CLOUDS REST (9,926') 4X July 30, 2005
Gaining interest from a local hiker, he wished to do this fine Yosemite peak. I had done it in a day from town, a couple decades ago, with an overweight and slow associate. I liked to see how fast I could do it again, here years later. My new companion is quite a bit younger, and seems good and fast. Wanting to treat him to continue doing peak climbs, I agreed to pick him up at his home at 5 a.m. Saturday.
He was ready, but a bit groggy. Many workers like to sleep on the weekends, but he was excited to be going to Yosemite. I expected a boring day, since I have the views on film from all my previous ascents. Little did I know that the visibility would be the clearest I have seen, and the summit stay one of the finest times I have spent atop a mountain.
We made the drive in good time, with no delays. Oakdale, CA, allowed for a fast breakfast stop, and the traffic moved quickly up CA 120. I used my new Golden Eagle Passport to enter the park, and we stopped at Olmsted Point to view our planned summit.
Getting a parking spot at Sunrise Trailhead, I was able to use the facility, and we began our hike at 9:32 a.m. I had warned of mosquitoes, but failed to apply repellent till they began landing on my bare legs. This done, we hiked up the nice trail. The trail sign indicated "7.1" miles to the top. Passing two lady hikers, we reached a junction and ridgetop. My memory from 18 years ago wasn't sharp, and I wondered which way the peak was. The trail is signed pretty well, so I had faith in the signs. I know they would be difficult to turn in the wrong direction.
We have a total dip of about 500 feet in this trail. Hiking downward is correct, for awhile. Then the trail levels, and the peak comes into view. It doesn't look anything like it does from the Tioga Pass Highway, with forests growing up near the summit. But we followed the trail, past another signed junction, and approached the peak. It looked like a round, rocky bump.

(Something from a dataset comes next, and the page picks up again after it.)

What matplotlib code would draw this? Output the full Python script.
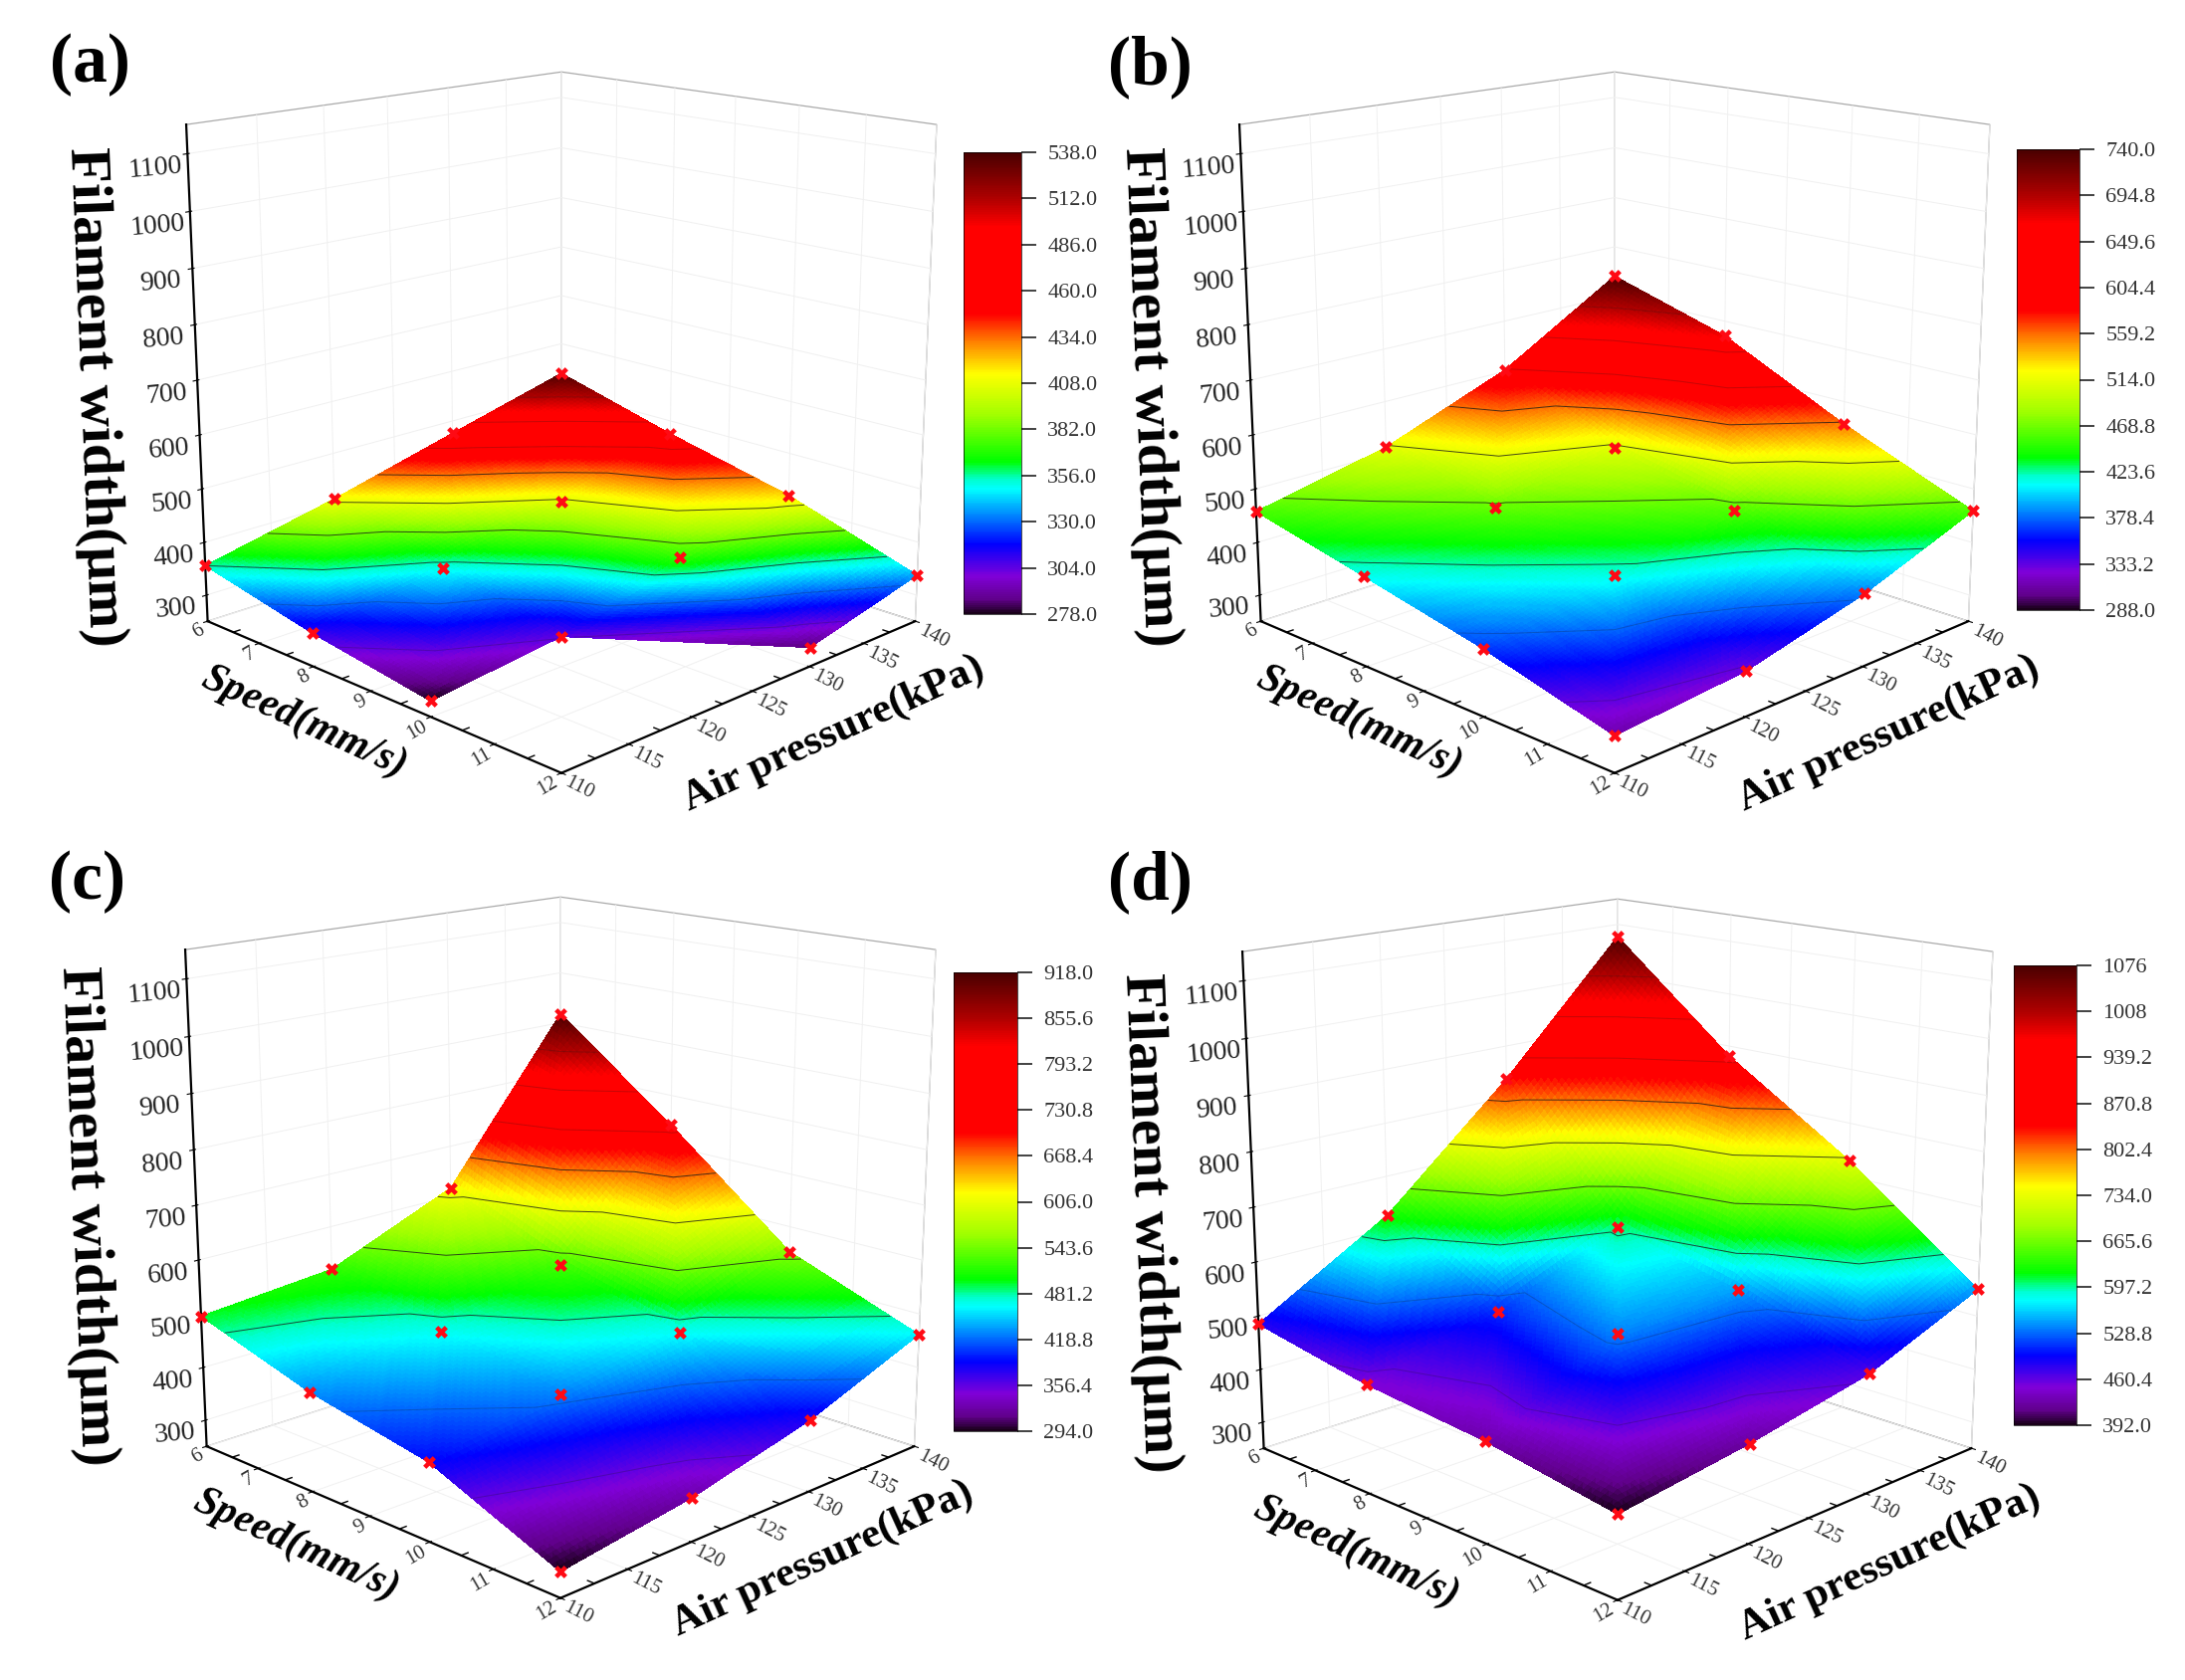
#Recreate the four filament width surfaces with colour bars
import numpy as np
import matplotlib
matplotlib.use('Agg')
import matplotlib.pyplot as plt
import matplotlib.tri as mtri
from matplotlib.colors import LinearSegmentedColormap, Normalize
from matplotlib.cm import ScalarMappable

##########################################
#Data (rows: speed, columns: pressure)
speed = [6, 8, 10, 12]
pressure = [110, 120, 130, 140]

width_a = [[356, 411, 475, 538],
	[311, 351, 406, 474],
	[278, 305, 371, 418],
	[np.nan, np.nan, 285, 338]]
width_b = [[458, 512, 603, 740],
	[414, 465, 510, 671],
	[369, 416, 460, 557],
	[312, 330, 383, 459]]
width_c = [[496, 518, 617, 918],
	[431, 467, 526, 742],
	[389, 426, 465, 552],
	[294, 327, 381, 462]]
width_d = [[485, 626, 836, 1076],
	[448, 508, 603, 881],
	[428, 538, 548, 730],
	[392, 424, 467, 550]]

ticks_a = [538.0, 512.0, 486.0, 460.0, 434.0, 408.0, 382.0, 356.0, 330.0, 304.0, 278.0]
ticks_b = [740.0, 694.8, 649.6, 604.4, 559.2, 514.0, 468.8, 423.6, 378.4, 333.2, 288.0]
ticks_c = [918.0, 855.6, 793.2, 730.8, 668.4, 606.0, 543.6, 481.2, 418.8, 356.4, 294.0]
ticks_d = [1076, 1008, 939.2, 870.8, 802.4, 734.0, 665.6, 597.2, 528.8, 460.4, 392.0]
labels_d = ['1076', '1008', '939.2', '870.8', '802.4', '734.0', '665.6', '597.2', '528.8', '460.4', '392.0']

speed_ticks = [6, 7, 8, 9, 10, 11, 12]
pressure_ticks = [110, 115, 120, 125, 130, 135, 140]
width_ticks = [300, 400, 500, 600, 700, 800, 900, 1000, 1100]

panel_names = ['(a)', '(b)', '(c)', '(d)']

##########################################
#Layout in pixels of the full picture
W, H = 2195, 1688
box_size = 870
box_centers = [(564, 382), (1622, 382), (563, 1211), (1625, 1213)]
cbar_boxes = [(968, 153, 1026, 617), (2026, 150, 2089, 613), (958, 977, 1022, 1438), (2023, 970, 2086, 1432)]
letter_pos = [(90, 65), (1155, 67), (87, 886), (1155, 886)]
zlabel_pos = [(95, 399), (1155, 399), (87, 1222), (1155, 1229)]
xlabel_pos = [(305, 726), (1365, 726), (297, 1553), (1362, 1560)]
ylabel_pos = [(837, 737), (1897, 737), (826, 1566), (1898, 1570)]

plt.rcParams['font.family'] = ['Liberation Serif', 'DejaVu Serif']
plt.rcParams['grid.color'] = '#f0f0f0'
plt.rcParams['grid.linewidth'] = 0.7

rainbow = LinearSegmentedColormap.from_list('origin_rainbow', [(0.0, '#1a001a'), (0.03, '#60008a'), (0.08, '#8000d8'),
	(0.15, '#0000ff'), (0.27, '#00ffff'), (0.29, '#00ffd0'), (0.33, '#00ff00'), (0.43, '#a0ff00'), (0.52, '#ffff00'),
	(0.59, '#ff8000'), (0.65, '#ff0000'), (0.84, '#ff0000'), (0.90, '#b00000'), (1.0, '#4a0000')])


def build_triangles(values):
	#Each grid cell gets two triangles, empty corners drop out
	xx, yy = np.meshgrid(speed, pressure, indexing='ij')
	ok = np.isfinite(values)
	idx = -np.ones(values.shape, dtype=int)
	idx[ok] = np.arange(ok.sum())
	triangles = []
	for i in range(3):
		for j in range(3):
			tris = [[(i, j), (i + 1, j), (i, j + 1)], [(i + 1, j), (i + 1, j + 1), (i, j + 1)]]
			if not ok[i + 1, j]:
				tris = [[(i, j), (i + 1, j + 1), (i, j + 1)]]
			for tri in tris:
				if all(ok[c] for c in tri):
					triangles.append([idx[c] for c in tri])
	return mtri.Triangulation(xx[ok].astype(float), yy[ok].astype(float), triangles), values[ok]


fig = plt.figure(figsize=[W / 100, H / 100], dpi=100)

all_widths = [width_a, width_b, width_c, width_d]
all_ticks = [ticks_a, ticks_b, ticks_c, ticks_d]

for pi in range(4):
	values = np.array(all_widths[pi], dtype=float)
	cticks = all_ticks[pi]
	norm = Normalize(cticks[-1], cticks[0])

	cx, cy = box_centers[pi]
	left = cx - 0.5135 * box_size
	bottom = (H - cy) - 0.5135 * box_size
	ax = fig.add_axes([left / W, bottom / H, box_size / W, box_size / H], projection='3d', computed_zorder=False)
	ax.set_facecolor('none')
	ax.set_proj_type('persp', focal_length=0.5)
	ax.view_init(elev=15.5, azim=-45)
	ax.set_box_aspect((1, 1, 1.0))

	ax.set_xlim(6, 12, view_margin=0)
	ax.set_ylim(110, 140, view_margin=0)
	ax.set_zlim(250, 1150, view_margin=0)

	#Surface, refined only so that the colours run smoothly
	triang, z = build_triangles(values)
	refiner = mtri.UniformTriRefiner(triang)
	fine_tri, fine_z = refiner.refine_field(z, triinterpolator=mtri.LinearTriInterpolator(triang, z), subdiv=5)
	ax.plot_trisurf(fine_tri, fine_z, cmap=rainbow, norm=norm, linewidth=0, antialiased=False, shade=False, zorder=3)

	#Contours: the middle levels are the strong ones
	levels = cticks[::-1]
	line_colors = [(0.1, 0.1, 0.1, 0.8) if 3 <= li <= 6 else (0.1, 0.1, 0.1, 0.25) for li in range(len(levels))]
	ax.tricontour(triang, z, levels=levels, colors=line_colors, linewidths=0.7, zorder=4)

	ax.scatter(triang.x, triang.y, z, c='#ff0a14', marker='X', s=85, linewidths=0, depthshade=False, zorder=5)

	#Axes
	ax.set_xticks(speed_ticks)
	ax.set_yticks(pressure_ticks)
	ax.set_zticks(width_ticks)
	ax.set_xticklabels([str(v) for v in speed_ticks], fontsize=15, rotation=30, color='#333333', ha='right')
	ax.set_yticklabels([str(v) for v in pressure_ticks], fontsize=15, rotation=-27, color='#333333', ha='left')
	ax.set_zticklabels([str(v) for v in width_ticks], fontsize=20, rotation=5, color='#222222')
	ax.tick_params(axis='x', pad=-8)
	ax.tick_params(axis='y', pad=-8)
	ax.tick_params(axis='z', pad=6)
	ax.zaxis.set_ticks_position('lower')

	for axis in [ax.xaxis, ax.yaxis, ax.zaxis]:
		axis.pane.set_facecolor('white')
		axis.pane.set_edgecolor('#555555')
		axis.pane.set_linewidth(0.9)
		axis.line.set_color('black')
		axis.line.set_linewidth(1.6)
		axis._axinfo['tick']['inward_factor'] = 0.12
		axis._axinfo['tick']['outward_factor'] = 0.05

	#Small ticks between the labelled ones
	for v in np.arange(6.5, 12, 1):
		ax.plot([v, v], [110, 110.5], [250, 250], color='black', lw=1, zorder=2)
	for v in np.arange(112.5, 140, 5):
		ax.plot([12, 11.9], [v, v], [250, 250], color='black', lw=1, zorder=2)

	#Colour bar
	x0, y0, x1, y1 = cbar_boxes[pi]
	cax = fig.add_axes([x0 / W, (H - y1) / H, (x1 - x0) / W, (y1 - y0) / H])
	cbar = fig.colorbar(ScalarMappable(norm=norm, cmap=rainbow), cax=cax, ticks=cticks)
	if pi == 3:
		cbar.set_ticklabels(labels_d)
	else:
		cbar.set_ticklabels(['%.1f' % v for v in cticks])
	cbar.ax.tick_params(labelsize=16, length=11, width=1.3, color='#333333', labelcolor='#333333', pad=8)
	cbar.outline.set_linewidth(0.5)

	#Titles placed as in the picture
	fig.text(letter_pos[pi][0] / W, 1 - letter_pos[pi][1] / H, panel_names[pi], fontsize=50, fontweight='bold', ha='center', va='center')
	fig.text(zlabel_pos[pi][0] / W, 1 - zlabel_pos[pi][1] / H, 'Filament width(\u03bcm)', fontsize=42, fontweight='bold', rotation=-87.7,
		ha='center', va='center', rotation_mode='anchor')
	fig.text(xlabel_pos[pi][0] / W, 1 - xlabel_pos[pi][1] / H, 'Speed(mm/s)', fontsize=30, fontweight='bold', style='italic', rotation=-24.5,
		ha='center', va='center', rotation_mode='anchor')
	fig.text(ylabel_pos[pi][0] / W, 1 - ylabel_pos[pi][1] / H, 'Air pressure(kPa)', fontsize=31, fontweight='bold', rotation=24.5,
		ha='center', va='center', rotation_mode='anchor')

plt.savefig('out.png', dpi=100)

I saw our time would be pretty good, despite the heavy pack I was carrying. We summitted at 12:57 p.m., less than 3.5 hours of hiking. I was pleased we had maintained the average hikers' pace of 2 m.p.h. on uphill trail.
The view was the best I had ever remembered. I took off my pack, and knew we'd be up here a long time. I'd say maybe 50 other adventurers hiked up and by, this day, and I enjoyed the friendly and respectful attitudes. I tried not to disturb people enjoying the fantastic vistas, but I had to move about to catch a better perspective.
My pal and I shot away with our digital cameras. I think I had the best quality, but others were snapping away at the views, although not as vigorously as me. I had two memory cards, with three batteries for the day. No problem to click away. I did panorama shots, movie clips, and all sorts of stills. An hour passed, and clouds, overhead, cast shadows, changing the light. Not to brag much, but many peaks we could see I had climbed anywhere from one to several times.
Another prominent associate in the Sierra Peaks Section likes to complete his multiple list finishes on this peak. Him having done all the 247 SPS peaks some five times each, I like his taste for the culmination of these spectacular achievements.
Hikers streamed by. Many backpackers were climbing this peak. This was one of the most gorgeous days I have ever seen in the Sierra.
Then I set the time to head back. I started down at 2:45 p.m., and I figured an easy walk, mostly downhill, back to the highway. Tenaya Lake looked pretty far, but we would get there.
We could slow and relax more on the descent. I snapped a few close-up photos of the remaining flowers as a diversion, since the display was not very good. We passed a couple lakes and ponds, and crossed a few small streams. The final bit before the return required a rock hop across a wide, shallow creek, with my boots again keeping my socks dry. I stepped on some slightly submerged, shifting rocks, and guessed my clearance rack boots had some water repellency.
Back at 6:17 p.m., after a short side trip to the shores of Tenaya Lake, we made ready and drove off.
The mosquitoes weren't bad, but they did land on me, even with repellant applied. I had kept walking and brushed them off as I could, but I think I received some bites. Not worried too much about the West Nile Virus, I had seen no posted warnings by any government agency, here.
I drove quickly west on CA 120, getting a power drink at the Crane Flat gas station and store. They asked $3.00 a gallon, for regular. We chose a nice food stop back in Oakdale, me chuckling about our excellent hike. My pal was pleased, although tired. He agreed to hope to do some more peaks, although I expect the next few will be easier. Home late, I began work on my website post, after soup and more drink.
We did some 14.2 miles with 2,500 feet gain, round trip. I captured over 350 digital images and movie clips. I even had my film camera to use the last four frames on a roll. Filling up in town, I returned with almost a quarter tank (maybe 8 gallons used). The car had been driven about 365 miles, total. I spent little, and will return to Yosemite, as I can get a rider. I am now in fair condition, and hope to do some more Sierra peaks. Lots of hiking season left to hike!